══ SOURCE EXCERPT

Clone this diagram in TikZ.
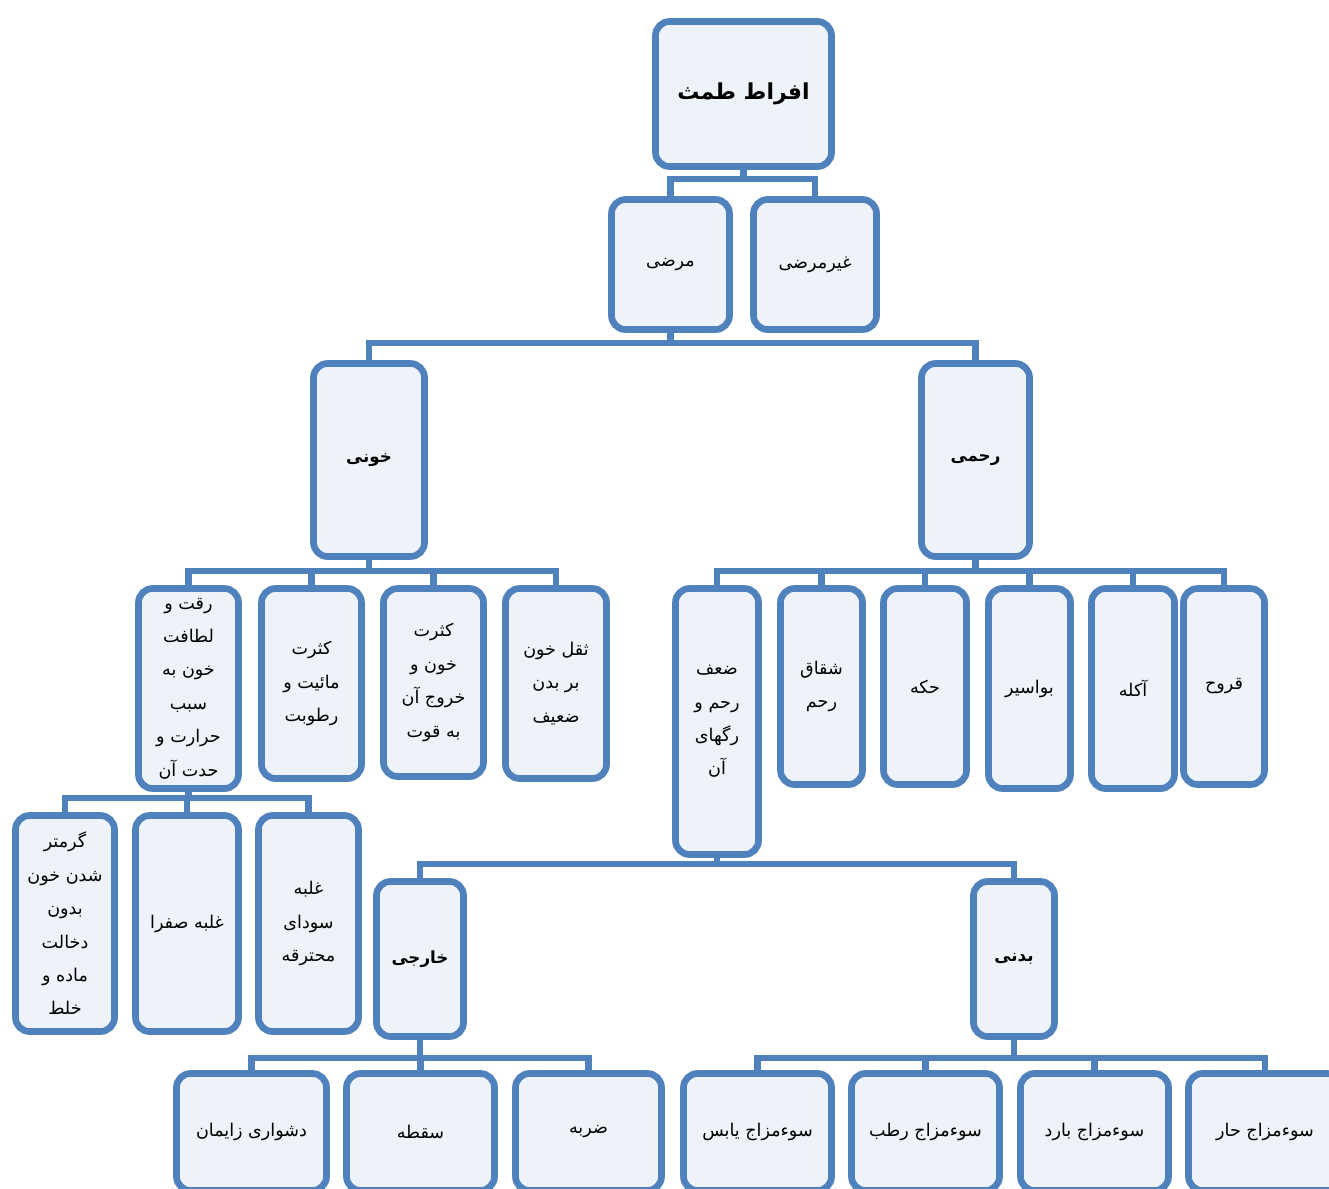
\documentclass[tikz,border=0pt]{standalone}
\usepackage{fontspec}
\newfontfamily\arabicfont[Script=Arabic]{DejaVu Sans}
\TeXXeTstate=1
\usetikzlibrary{calc}
\definecolor{boxblue}{RGB}{79,129,189}
\definecolor{boxfill}{RGB}{238,242,249}
\newcommand\fa[1]{\beginR #1\endR}
\newcommand\mybox[7][]{\node[box,#1, minimum width={(#5-#3-7)*0.02cm}, minimum height={(#6-#4-7)*0.02cm}] (#2) at ({(#3+#5)/2},{(#4+#6)/2}) {#7};}
\begin{document}
\begin{tikzpicture}[x=0.02cm,y=-0.02cm,
  box/.style={draw=boxblue, fill=boxfill, line width=3.8pt, rounded corners=8pt, align=center, inner sep=1pt, font=\arabicfont\fontsize{10}{19}\selectfont},
  boldtxt/.style={font=\arabicfont\bfseries\fontsize{9.5}{19}\selectfont},
  roottxt/.style={font=\arabicfont\bfseries\fontsize{12.5}{20}\selectfont},
  conn/.style={draw=boxblue, line width=3.8pt}]
\useasboundingbox (0,0) rectangle (1329,1188);
% level 1
\mybox[roottxt]{root}{652}{18}{835}{170}{\fa{افراط طمث}}
% level 2
\mybox{m}{608}{196}{733}{333}{\fa{مرضی}}
\mybox{gm}{750}{196}{880}{333}{\fa{غیرمرضی}}
% level 3
\mybox[boldtxt]{khuni}{310}{360}{428}{560}{\fa{خونی}}
\mybox[boldtxt]{rahemi}{918}{360}{1033}{560}{\fa{رحمی}}
% level 4 left
\mybox{k1}{135}{585}{242}{792}{\fa{رقت و}\\\fa{لطافت}\\\fa{خون به}\\\fa{سبب}\\\fa{حرارت و}\\\fa{حدت آن}}
\mybox{k2}{258}{585}{365}{782}{\fa{کثرت}\\\fa{مائیت و}\\\fa{رطوبت}}
\mybox{k3}{380}{585}{487}{780}{\fa{کثرت}\\\fa{خون و}\\\fa{خروج آن}\\\fa{به قوت}}
\mybox{k4}{502}{585}{610}{782}{\fa{ثقل خون}\\\fa{بر بدن}\\\fa{ضعیف}}
% level 4 right
\mybox{r1}{672}{585}{762}{858}{\fa{ضعف}\\\fa{رحم و}\\\fa{رگهای}\\\fa{آن}}
\mybox{r2}{777}{585}{866}{788}{\fa{شقاق}\\\fa{رحم}}
\mybox{r3}{880}{585}{970}{788}{\fa{حکه}}
\mybox{r4}{985}{585}{1074}{792}{\fa{بواسیر}}
\mybox{r5}{1088}{585}{1178}{792}{\fa{آکله}}
\mybox{r6}{1180}{585}{1268}{788}{\fa{قروح}}
% level 5 left
\mybox{g1}{12}{812}{118}{1035}{\fa{گرمتر}\\\fa{شدن خون}\\\fa{بدون}\\\fa{دخالت}\\\fa{ماده و}\\\fa{خلط}}
\mybox{g2}{132}{812}{242}{1035}{\fa{غلبه صفرا}}
\mybox{g3}{255}{812}{362}{1035}{\fa{غلبه}\\\fa{سودای}\\\fa{محترقه}}
% level 5 right
\mybox[boldtxt]{kh}{373}{878}{467}{1040}{\fa{خارجی}}
\mybox[boldtxt]{bd}{970}{878}{1058}{1040}{\fa{بدنی}}
% level 6
\mybox{e1}{173}{1070}{330}{1194}{\fa{دشواری زایمان}}
\mybox{e2}{343}{1070}{498}{1194}{\fa{سقطه}}
\mybox{e3}{512}{1070}{665}{1194}{\fa{ضربه}}
\mybox{b1}{680}{1070}{835}{1194}{\fa{سوءمزاج یابس}}
\mybox{b2}{848}{1070}{1003}{1194}{\fa{سوءمزاج رطب}}
\mybox{b3}{1017}{1070}{1172}{1194}{\fa{سوءمزاج بارد}}
\mybox{b4}{1185}{1070}{1345}{1194}{\fa{سوءمزاج حار}}
% connectors
\coordinate (y0) at (0,179);
\coordinate (y1) at (0,343);
\coordinate (y2) at (0,571);
\coordinate (y3) at (0,798);
\coordinate (y4) at (0,864);
\coordinate (y5) at (0,1058);
\foreach \c in {m,gm} \draw[conn] (root.south) |- (\c.north |- y0) -- (\c.north);
\foreach \c in {khuni,rahemi} \draw[conn] (m.south) |- (\c.north |- y1) -- (\c.north);
\foreach \c in {k1,k2,k3,k4} \draw[conn] (khuni.south) |- (\c.north |- y2) -- (\c.north);
\foreach \c in {r1,r2,r3,r4,r5,r6} \draw[conn] (rahemi.south) |- (\c.north |- y2) -- (\c.north);
\foreach \c in {g1,g2,g3} \draw[conn] (k1.south) |- (\c.north |- y3) -- (\c.north);
\foreach \c in {kh,bd} \draw[conn] (r1.south) |- (\c.north |- y4) -- (\c.north);
\foreach \c in {e1,e2,e3} \draw[conn] (kh.south) |- (\c.north |- y5) -- (\c.north);
\foreach \c in {b1,b2,b3,b4} \draw[conn] (bd.south) |- (\c.north |- y5) -- (\c.north);
\end{tikzpicture}
\end{document}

════

- [TASK TO COMPLETE]
Do not include the images; transcribe the rest of the listing exactly.

- [SOLUTION]
Clone this diagram in TikZ.
\documentclass[tikz,border=0pt]{standalone}
\usepackage{fontspec}
\newfontfamily\arabicfont[Script=Arabic]{DejaVu Sans}
\TeXXeTstate=1
\usetikzlibrary{calc}
\definecolor{boxblue}{RGB}{79,129,189}
\definecolor{boxfill}{RGB}{238,242,249}
\newcommand\fa[1]{\beginR #1\endR}
\newcommand\mybox[7][]{\node[box,#1, minimum width={(#5-#3-7)*0.02cm}, minimum height={(#6-#4-7)*0.02cm}] (#2) at ({(#3+#5)/2},{(#4+#6)/2}) {#7};}
\begin{document}
\begin{tikzpicture}[x=0.02cm,y=-0.02cm,
  box/.style={draw=boxblue, fill=boxfill, line width=3.8pt, rounded corners=8pt, align=center, inner sep=1pt, font=\arabicfont\fontsize{10}{19}\selectfont},
  boldtxt/.style={font=\arabicfont\bfseries\fontsize{9.5}{19}\selectfont},
  roottxt/.style={font=\arabicfont\bfseries\fontsize{12.5}{20}\selectfont},
  conn/.style={draw=boxblue, line width=3.8pt}]
\useasboundingbox (0,0) rectangle (1329,1188);
% level 1
\mybox[roottxt]{root}{652}{18}{835}{170}{\fa{افراط طمث}}
% level 2
\mybox{m}{608}{196}{733}{333}{\fa{مرضی}}
\mybox{gm}{750}{196}{880}{333}{\fa{غیرمرضی}}
% level 3
\mybox[boldtxt]{khuni}{310}{360}{428}{560}{\fa{خونی}}
\mybox[boldtxt]{rahemi}{918}{360}{1033}{560}{\fa{رحمی}}
% level 4 left
\mybox{k1}{135}{585}{242}{792}{\fa{رقت و}\\\fa{لطافت}\\\fa{خون به}\\\fa{سبب}\\\fa{حرارت و}\\\fa{حدت آن}}
\mybox{k2}{258}{585}{365}{782}{\fa{کثرت}\\\fa{مائیت و}\\\fa{رطوبت}}
\mybox{k3}{380}{585}{487}{780}{\fa{کثرت}\\\fa{خون و}\\\fa{خروج آن}\\\fa{به قوت}}
\mybox{k4}{502}{585}{610}{782}{\fa{ثقل خون}\\\fa{بر بدن}\\\fa{ضعیف}}
% level 4 right
\mybox{r1}{672}{585}{762}{858}{\fa{ضعف}\\\fa{رحم و}\\\fa{رگهای}\\\fa{آن}}
\mybox{r2}{777}{585}{866}{788}{\fa{شقاق}\\\fa{رحم}}
\mybox{r3}{880}{585}{970}{788}{\fa{حکه}}
\mybox{r4}{985}{585}{1074}{792}{\fa{بواسیر}}
\mybox{r5}{1088}{585}{1178}{792}{\fa{آکله}}
\mybox{r6}{1180}{585}{1268}{788}{\fa{قروح}}
% level 5 left
\mybox{g1}{12}{812}{118}{1035}{\fa{گرمتر}\\\fa{شدن خون}\\\fa{بدون}\\\fa{دخالت}\\\fa{ماده و}\\\fa{خلط}}
\mybox{g2}{132}{812}{242}{1035}{\fa{غلبه صفرا}}
\mybox{g3}{255}{812}{362}{1035}{\fa{غلبه}\\\fa{سودای}\\\fa{محترقه}}
% level 5 right
\mybox[boldtxt]{kh}{373}{878}{467}{1040}{\fa{خارجی}}
\mybox[boldtxt]{bd}{970}{878}{1058}{1040}{\fa{بدنی}}
% level 6
\mybox{e1}{173}{1070}{330}{1194}{\fa{دشواری زایمان}}
\mybox{e2}{343}{1070}{498}{1194}{\fa{سقطه}}
\mybox{e3}{512}{1070}{665}{1194}{\fa{ضربه}}
\mybox{b1}{680}{1070}{835}{1194}{\fa{سوءمزاج یابس}}
\mybox{b2}{848}{1070}{1003}{1194}{\fa{سوءمزاج رطب}}
\mybox{b3}{1017}{1070}{1172}{1194}{\fa{سوءمزاج بارد}}
\mybox{b4}{1185}{1070}{1345}{1194}{\fa{سوءمزاج حار}}
% connectors
\coordinate (y0) at (0,179);
\coordinate (y1) at (0,343);
\coordinate (y2) at (0,571);
\coordinate (y3) at (0,798);
\coordinate (y4) at (0,864);
\coordinate (y5) at (0,1058);
\foreach \c in {m,gm} \draw[conn] (root.south) |- (\c.north |- y0) -- (\c.north);
\foreach \c in {khuni,rahemi} \draw[conn] (m.south) |- (\c.north |- y1) -- (\c.north);
\foreach \c in {k1,k2,k3,k4} \draw[conn] (khuni.south) |- (\c.north |- y2) -- (\c.north);
\foreach \c in {r1,r2,r3,r4,r5,r6} \draw[conn] (rahemi.south) |- (\c.north |- y2) -- (\c.north);
\foreach \c in {g1,g2,g3} \draw[conn] (k1.south) |- (\c.north |- y3) -- (\c.north);
\foreach \c in {kh,bd} \draw[conn] (r1.south) |- (\c.north |- y4) -- (\c.north);
\foreach \c in {e1,e2,e3} \draw[conn] (kh.south) |- (\c.north |- y5) -- (\c.north);
\foreach \c in {b1,b2,b3,b4} \draw[conn] (bd.south) |- (\c.north |- y5) -- (\c.north);
\end{tikzpicture}
\end{document}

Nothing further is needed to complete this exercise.